Aus "Tschick": "Ein klappriges Auto kam die Straße runtergefahren. Es fuhr langsam auf unser Haus zu und bog in die Garagenauffahrt ein. Eine Minute stand der hellblaue Lada Niva mit laufendem Motor vor unserer Garage, dann wurde der Motor abgestellt. Die Fahrertür ging auf, Tschick stieg aus. Er legte beide Ellenbogen aufs Autodach und sah zu, wie ich den Rasen sprengte. "Ah", sagte er, und dann sagte er lange nichts mehr. "Macht das Spaß?""

Meine Gedanken zu dem Buch: Und dabei war es einmal ein Buch (veröffentlicht 2010) das ich gar nicht lesen wollte, weil ich glaubte, diese Geschichte interessiere mich nicht. Zwei pubertierende Jungs klauen ein Auto und erleben Abenteuer? Das ist doch Jungenskram? Ich las Wolfgang Herrndorfs Blog "Arbeit und Struktur", sein digitales Tagebuch, dessen letzter Eintrag lautet: Wolfgang Herrndorf hat sich am Montag, den 26. August 2013 gegen 23.15 Uhr am Ufer des Hohenzollernkanals erschossen.

In jenem Blog las ich, dass er gerne auf dem "Friedhof der Namenlosen" in Berlin beerdigt werden möchte. Als ich die ersten beiden Septemberwochen in Berlin war, suchte und besuchte ich diesen Friedhof, las und hörte viel über den Schriftsteller Herrndorf. Sein Leben und sein Sterben beschäftigte mich sehr, und so kaufte ich mir vor meiner Heimreise "Tschick". Diese Geschichte, von der ich einst glaubte, sie interessiere mich nicht, verschlang ich. Die Geschichte von Maik und seinem Freund Andrej ist alles andere als Jungenskram! Zum Heulen schön.

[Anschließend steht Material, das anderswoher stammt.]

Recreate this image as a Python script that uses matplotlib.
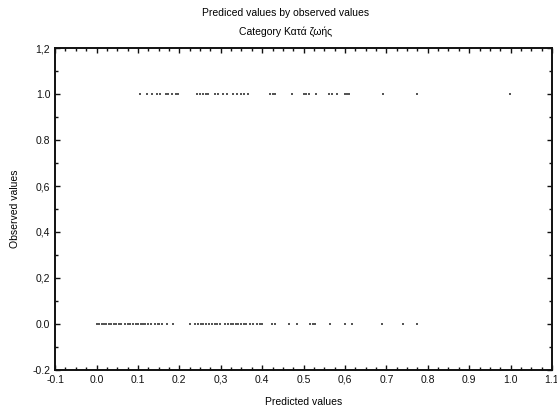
import matplotlib
matplotlib.use('Agg')
import matplotlib.pyplot as plt
from matplotlib.ticker import FixedLocator, MultipleLocator

plt.rcParams['font.family'] = ['Liberation Sans', 'DejaVu Sans']

# predicted values for observed = 1
pred_obs1 = [0.105, 0.121, 0.134, 0.146, 0.154, 0.168, 0.173, 0.182, 0.192, 0.197,
             0.242, 0.250, 0.257, 0.265, 0.270, 0.286, 0.294, 0.306, 0.315,
             0.330, 0.339, 0.349, 0.357, 0.366, 0.419, 0.426, 0.431, 0.472,
             0.500, 0.507, 0.512, 0.529, 0.561, 0.569, 0.581, 0.599, 0.604,
             0.609, 0.693, 0.774, 0.999]

# predicted values for observed = 0
pred_obs0 = [0.000, 0.005, 0.012, 0.018, 0.024, 0.030, 0.036, 0.042, 0.048, 0.055,
             0.060, 0.068, 0.075, 0.080, 0.087, 0.095, 0.100, 0.107, 0.113, 0.118,
             0.125, 0.132, 0.140, 0.148, 0.152, 0.158, 0.170, 0.185, 0.225, 0.238,
             0.245, 0.252, 0.258, 0.265, 0.272, 0.280, 0.285, 0.290, 0.297, 0.310,
             0.318, 0.325, 0.330, 0.338, 0.342, 0.350, 0.356, 0.362, 0.370, 0.378,
             0.388, 0.395, 0.400, 0.423, 0.431, 0.464, 0.484, 0.516, 0.522, 0.528,
             0.564, 0.600, 0.617, 0.689, 0.741, 0.774]

x_ticks = [-0.1, 0.0, 0.1, 0.2, 0.3, 0.4, 0.5, 0.6, 0.7, 0.8, 0.9, 1.0, 1.1]
x_labels = ['-0.1', '0.0', '0.1', '0.2', '0,3', '0.4', '0.5', '0,6', '0.7', '0.8',
            '0.9', '1.0', '1.1']
y_ticks = [-0.2, 0.0, 0.2, 0.4, 0.6, 0.8, 1.0, 1.2]
y_labels = ['-0.2', '0.0', '0,2', '0,4', '0,6', '0.8', '1.0', '1,2']

fig = plt.figure(figsize=(5.57, 4.11), dpi=100)
ax = fig.add_axes([0.099, 0.100, 0.892, 0.783])

ax.scatter(pred_obs1, [1.0] * len(pred_obs1), s=2, marker='s', color='#555555',
           linewidths=0)
ax.scatter(pred_obs0, [0.0] * len(pred_obs0), s=2, marker='s', color='#555555',
           linewidths=0)

ax.set_xlim(-0.1, 1.1)
ax.set_ylim(-0.2, 1.2)
ax.xaxis.set_major_locator(FixedLocator(x_ticks))
ax.set_xticklabels(x_labels)
ax.yaxis.set_major_locator(FixedLocator(y_ticks))
ax.set_yticklabels(y_labels)
ax.xaxis.set_minor_locator(MultipleLocator(0.025))
ax.yaxis.set_minor_locator(MultipleLocator(0.1))

ax.tick_params(which='both', direction='in', top=True, right=True,
               labelsize=7.5, colors='#111111', width=1.0)
ax.tick_params(which='major', length=3.5)
ax.tick_params(which='minor', length=2)
for sp in ax.spines.values():
    sp.set_linewidth(1.4)
    sp.set_color('#111111')

ax.set_xlabel('Predicted values', fontsize=7.5, labelpad=9)
ax.set_ylabel('Observed values', fontsize=7.5, labelpad=9)

fig.text(0.513, 0.968, 'Prediced values by observed values', ha='center', va='center',
         fontsize=7.5)
fig.text(0.513, 0.922, 'Category Κατά ζωής', ha='center', va='center', fontsize=7.5)

fig.savefig('out.png', dpi=100)
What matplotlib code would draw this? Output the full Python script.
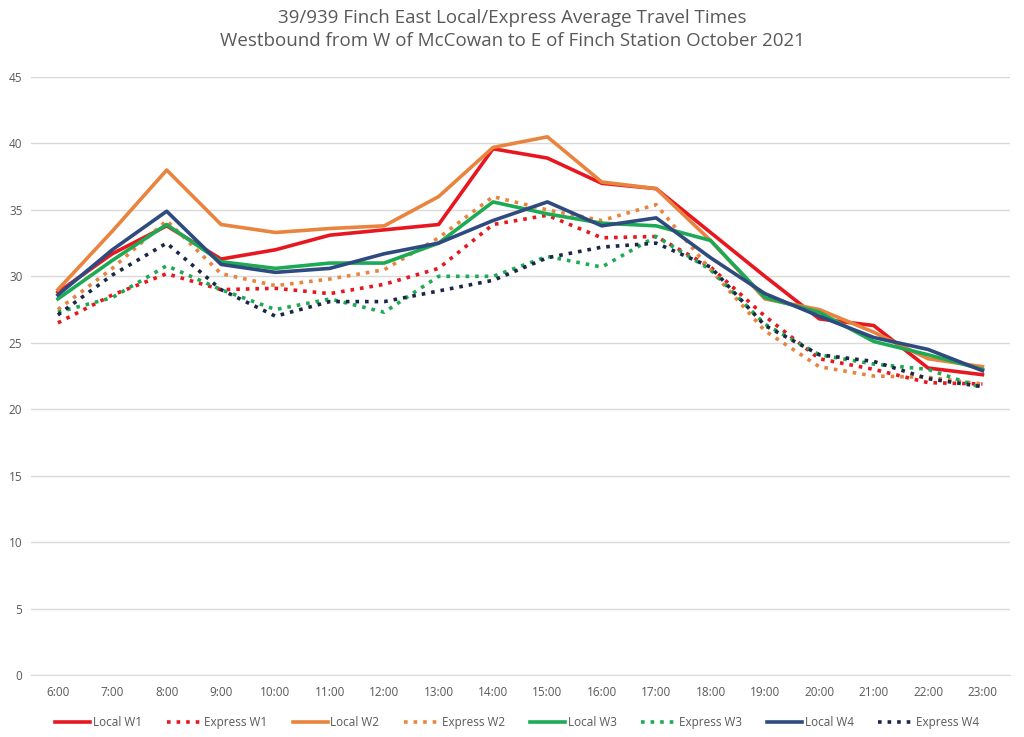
import numpy as np
import matplotlib
matplotlib.use('Agg')
import matplotlib.pyplot as plt

hours = ['6:00', '7:00', '8:00', '9:00', '10:00', '11:00', '12:00', '13:00', '14:00',
         '15:00', '16:00', '17:00', '18:00', '19:00', '20:00', '21:00', '22:00', '23:00']

local_w1 = [28.8, 31.7, 33.8, 31.3, 32.0, 33.1, 33.5, 33.9, 39.6, 38.9, 37.0, 36.6, 33.3, 30.0, 26.8, 26.3, 23.1, 22.6]
express_w1 = [26.5, 28.6, 30.2, 29.0, 29.1, 28.7, 29.4, 30.6, 33.9, 34.6, 32.9, 33.0, 30.7, 27.0, 23.8, 23.0, 22.0, 21.9]
local_w2 = [29.0, 33.4, 38.0, 33.9, 33.3, 33.6, 33.8, 36.0, 39.7, 40.5, 37.1, 36.6, 32.7, 28.3, 27.5, 25.8, 23.8, 23.2]
express_w2 = [27.5, 30.6, 34.2, 30.2, 29.3, 29.8, 30.5, 32.9, 36.0, 35.0, 34.2, 35.4, 30.5, 25.9, 23.2, 22.5, 22.4, 21.9]
local_w3 = [28.3, 31.2, 33.9, 31.1, 30.6, 31.0, 31.0, 32.5, 35.6, 34.7, 34.0, 33.8, 32.7, 28.4, 27.3, 25.1, 24.1, 23.0]
express_w3 = [27.3, 28.4, 30.8, 29.0, 27.5, 28.3, 27.3, 30.0, 30.0, 31.5, 30.7, 33.0, 30.5, 26.4, 24.1, 23.4, 23.0, 21.6]
local_w4 = [28.6, 32.0, 34.9, 30.9, 30.3, 30.6, 31.7, 32.5, 34.2, 35.6, 33.8, 34.4, 31.4, 28.7, 27.0, 25.4, 24.5, 22.9]
express_w4 = [27.1, 30.1, 32.5, 29.0, 27.0, 28.1, 28.1, 28.9, 29.7, 31.4, 32.2, 32.5, 30.7, 26.3, 24.1, 23.6, 22.3, 21.7]

red = '#E8171F'
orange = '#E9843E'
green = '#1DAA55'
blue = '#2E4A7E'
navy = '#1B2745'

plt.rcParams['font.family'] = ['Open Sans', 'DejaVu Sans']

fig = plt.figure(figsize=(10.24, 7.37), dpi=100)
ax = fig.add_axes([0.030, 0.0841, 0.956, 0.8114])

x = np.arange(len(hours))
series = [
    ('Local W1', local_w1, red, '-'),
    ('Express W1', express_w1, red, ':'),
    ('Local W2', local_w2, orange, '-'),
    ('Express W2', express_w2, orange, ':'),
    ('Local W3', local_w3, green, '-'),
    ('Express W3', express_w3, green, ':'),
    ('Local W4', local_w4, blue, '-'),
    ('Express W4', express_w4, navy, ':'),
]
for name, vals, col, ls in series:
    ax.plot(x, vals, color=col, linestyle=ls, linewidth=2.6, label=name)

ax.set_xlim(-0.5, len(hours) - 0.5)
ax.set_ylim(0, 45)
ax.set_yticks(np.arange(0, 46, 5))
ax.set_xticks(x)
ax.set_xticklabels(hours)
ax.grid(axis='y', color='#D9D9D9', linewidth=1)
ax.set_axisbelow(True)
for s in ['top', 'right', 'left']:
    ax.spines[s].set_visible(False)
ax.spines['bottom'].set_color('#D9D9D9')
ax.tick_params(axis='both', length=0, labelsize=8.5, colors='#595959')
ax.tick_params(axis='x', pad=8)
ax.tick_params(axis='y', pad=6)

fig.suptitle('39/939 Finch East Local/Express Average Travel Times\n'
             'Westbound from W of McCowan to E of Finch Station October 2021',
             y=0.988, fontsize=13.5, color='#595959', linespacing=1.35)

fig.legend(loc='center', bbox_to_anchor=(0.505, 0.02), ncol=8, frameon=False,
           fontsize=8.5, labelcolor='#595959', handlelength=3.0, columnspacing=2.1,
           handletextpad=0.2)

fig.savefig('out.png', dpi=100)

Herrndorf schafft den unglaublichen Spagat Ernsthaftes in einer ungemein lockeren, doch niemals an Niveau verlierenden Sprache zu formulieren, die sowohl zu den jugendlichen Protagonisten, als auch zum reifen Leser passt. Herrndorf verbietet Maik nicht den Mund, spielt nicht den besserwissenden, korrigierenden Schriftsteller, sondern beweist, welch ein großartiger Stilist, welch ein genialer Schriftsteller er war, ist, immer bleiben wird. Präzise und detailliert beschreibt er Gefühle, Situationen, Landschaften. Vieles, was mir bis dahin fremd war, machte Herrndorf mir mit wenigen Worten vertraut. Ich tauchte ab, tauchte hinein und wieder auf, wunderte mich, lachte und weinte, lebte in dieser Welt mit Maik und Tschick.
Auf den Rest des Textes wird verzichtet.